The Jets drove 77 yards in seven plays in their next series. RB Shonn Greene started off with three straight runs for 20 yards before WR Brad Smith, operating out of the team’s “pistol” formation, threw to Cotchery for a 45-yard gain to the Indianapolis 12. Three plays later, Sanchez passed to TE Dustin Keller for a nine-yard TD and the Jets opened up a 14-6 lead.
It got worse for the Colts when Joseph Addai fumbled on the next series and the Jets got the ball back at the Indianapolis 29 thanks to the recovery by SS Jim Leonhard. But a false start penalty on the Jets, combined with the stingy defense, moved them back and New York got three more points on a 48-yard field goal by Feely.
The Colts got the ball again with 2:11 left in the half and wasted little time in putting points on the board. Following an incomplete pass on first down, Manning connected with Collie (pictured below) three straight times, first for 18 yards, then 46, and finally 16 yards for a touchdown. The teams went into halftime with the Jets leading by 17-13.

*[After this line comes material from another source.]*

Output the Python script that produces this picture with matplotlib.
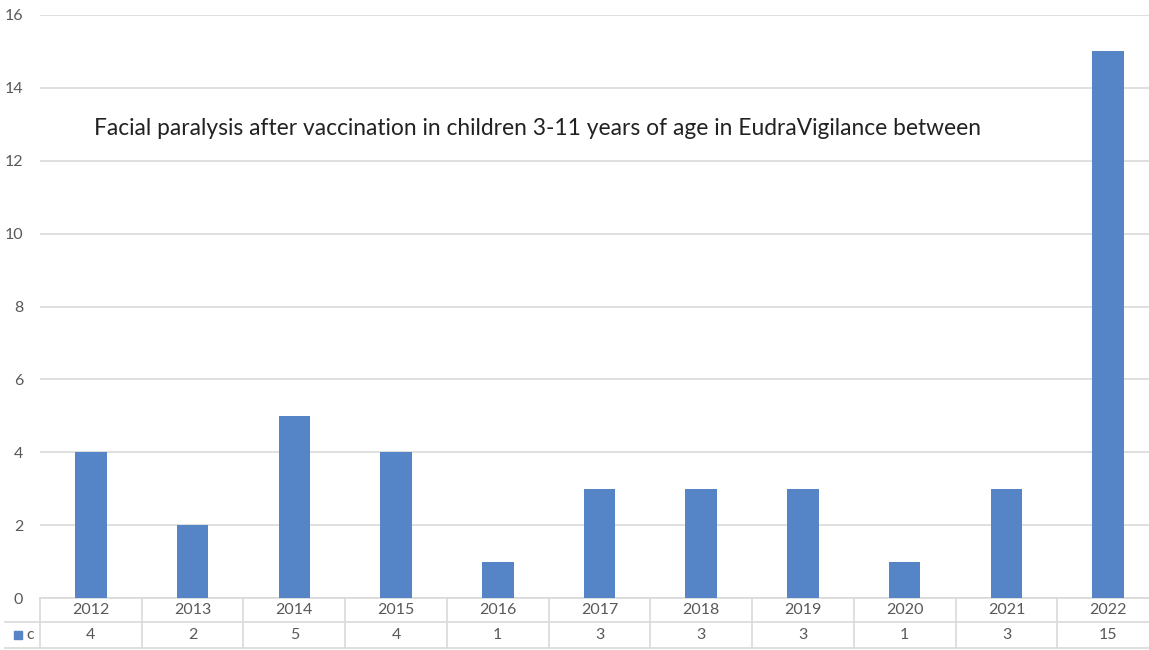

New York had the first possession in the third quarter and drove to the Indianapolis 34, with the big play a Sanchez pass to Cotchery for 17 yards. But the Jets came up empty when Feely’s 52-yard field goal attempt was wide to the right. The Colts responded with a 57-yard series in eight plays. All were passes by Manning, the last being a four-yard toss to Pierre Garcon in the rear corner of the end zone for the go-ahead touchdown.
The teams traded punts until, in their first possession of the fourth quarter, the Colts put together another scoring drive. Manning threw to Dallas Clark for a 15-yard TD and, with Stover once again adding the extra point, Indianapolis was in front by 10 points.
The Jets went three-and-out in their next series and the Colts came back with a long scoring possession of 71 yards in 12 plays. They converted two third downs along the way, the second with a Manning completion to Garcon for 23 yards on a third-and-nine play. The drive burned 5:33 off the clock and concluded with Stover booting a 21-yard field goal.
Down by 13 points with 2:33 remaining, the Jets were finished off when a Sanchez pass was intercepted by CB Kelvin Hayden. The Colts won the AFC Championship by a score of 30-17.
Indianapolis gained more total yards (461 to 388) and accumulated more first downs (27 to 17). New York’s running game was held to 86 yards and the Jets were penalized six times, to just one flag thrown on the Colts. Each club turned the ball over once.
Peyton Manning completed 26 of 39 passes for 377 yards with three touchdowns and no interceptions. Pierre Garcon (pictured below) caught 11 of those throws for 151 yards and a TD and Austin Collie gained 123 yards on his 7 catches that included a score. Joseph Addai paced the ground game with 80 yards on 16 carries.
For the Jets, Mark Sanchez was successful on 17 of 30 throws for 257 yards and two TDs with one intercepted. Jerricho Cotchery had 5 catches for 102 yards and, thanks to the long scoring reception, Braylon Edwards gained 100 yards on his two catches. Thomas Jones rushed for 42 yards on 16 attempts and Shonn Greene added 41 yards on 10 carries.
“The guys have always been a very confident bunch and they do a great job of hanging in there,” said Jim Caldwell of his team. “Peyton had just an outstanding game. He’s one of those guys that can adjust to different situations…A real champion.”
“Today wasn’t out day,” said a humbled Rex Ryan. “There’s no question. You have to give credit to the Colts. Obviously they’re the cream of the crop right now.”
The Colts went on to lose the Super Bowl to the New Orleans Saints. They had a tougher time in 2010, but once again topped the AFC North. The Jets were again a Wild Card team at 11-5 and defeated Indianapolis in the first playoff round on the way to once more reaching the AFC title game, which they lost to the Steelers. Things would change significantly for the worse for both clubs in 2011.